The biggest artist of our times is Beyonce. Hands down. Hi five to the entire Bey-hive – all gazillion of you! It’s almost safe to say that she’s dominated the entire second decade of the 21st century. Why am I writing about her when I’m supposed to be focusing on Africa? you ask. Well, there are connections to be made and possible appropriation to be concluded because her originality can and needs to be challenged.
It’s actually quite interesting how, in her crafting and curating herself, she has sprinkled or rather doused who she presents herself to the world with the magic of *whispers loudly and raspily* “Africa”. Admittedly, I see African influences in every freaking thing and as someone who is an animated and trained dancer with an ear for music from all over the world WITH a BLOG..!! I’ll just run through a few of them as seen through a particular/single song and performance and bring it all together at the end:
Beyonce performs Grown Woman at Bercy in Paris as part of the Mrs. Carter tour:
- acacia trees in the savanna themed background
- high stand up ponytail a la Coming to America
- handwoven hand fan used either to fan oneself or reignite the dying embers on a fire
- Bey dances the popular Congolese dance known as malembe (literally means gently or slowly in Lingala) that can pretty much be considered sweepingly “African” dance
- her dancers come out rocking some fly rompers by renowned Ghanaian designer Christie Brown (fanning themselves with the hand fans)
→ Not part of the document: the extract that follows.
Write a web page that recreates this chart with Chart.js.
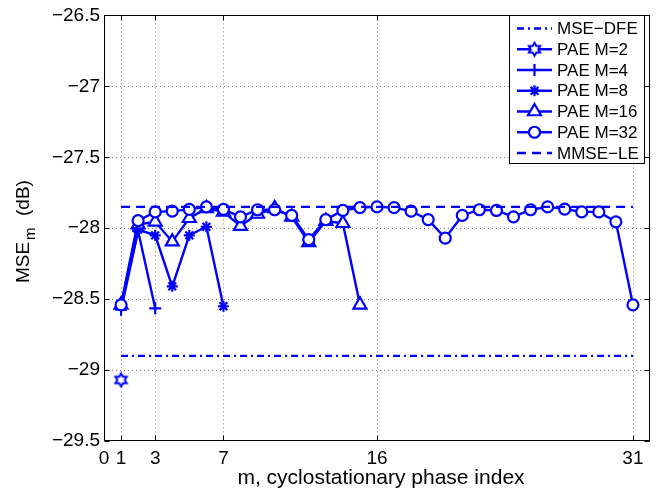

- Bey and her lineup of dancers proceed to do a tame version of the popular [rather graphic and suggestive] Ivorian dance called the “mapouka reculer” (couldn’t find a video appropriate enough to link – Google it)
- Les Twins come on and sample a South African gumboot dance sans the gumboots
- the screens in the background are flashing zebras on the gentle prowl – we all know they’re indigenous to the continent
- melodic bellows from the Guinean crooner Ismael Kouyate and Beyonce avec Les Twins proceed to do a safe mapouka or what some in the US only know recently as the twerk
The song continues on it’s jammingness, but the part where she really gets down on her Grown Woman-ness is when the drums are the heaviest and the song sounds the most African. Beyonce’s so original *insert dramatic eye roll*, but all these things are not for nothing. They are part of a continuum in her life and involvements between she and her husband. Who knows when it will end. Will she keep ripping dance moves, will Boko Haram release the Chibok girls to only her, ….
To not risk coming off as a Beyonce hater I will say what her greatness comes from is the fact that she does not let her left hand know what her left hand is doing. To me, many people know Beyonce only from her albums, world tours, cute Lil’ Miss Lady Blue Ivy and somewhat mysteriousness – the right hand. They do not know much of what she does in, for and about Africa. I am fascinated by what I discovered her left hand is up to.
I’m ok with what OkayAfrica referred to as the “Africanization of Beyonce” as long as we don’t see Beyoncification of Africa. Like the song says, Africa is a Grown Woman and she can do whatever she wants.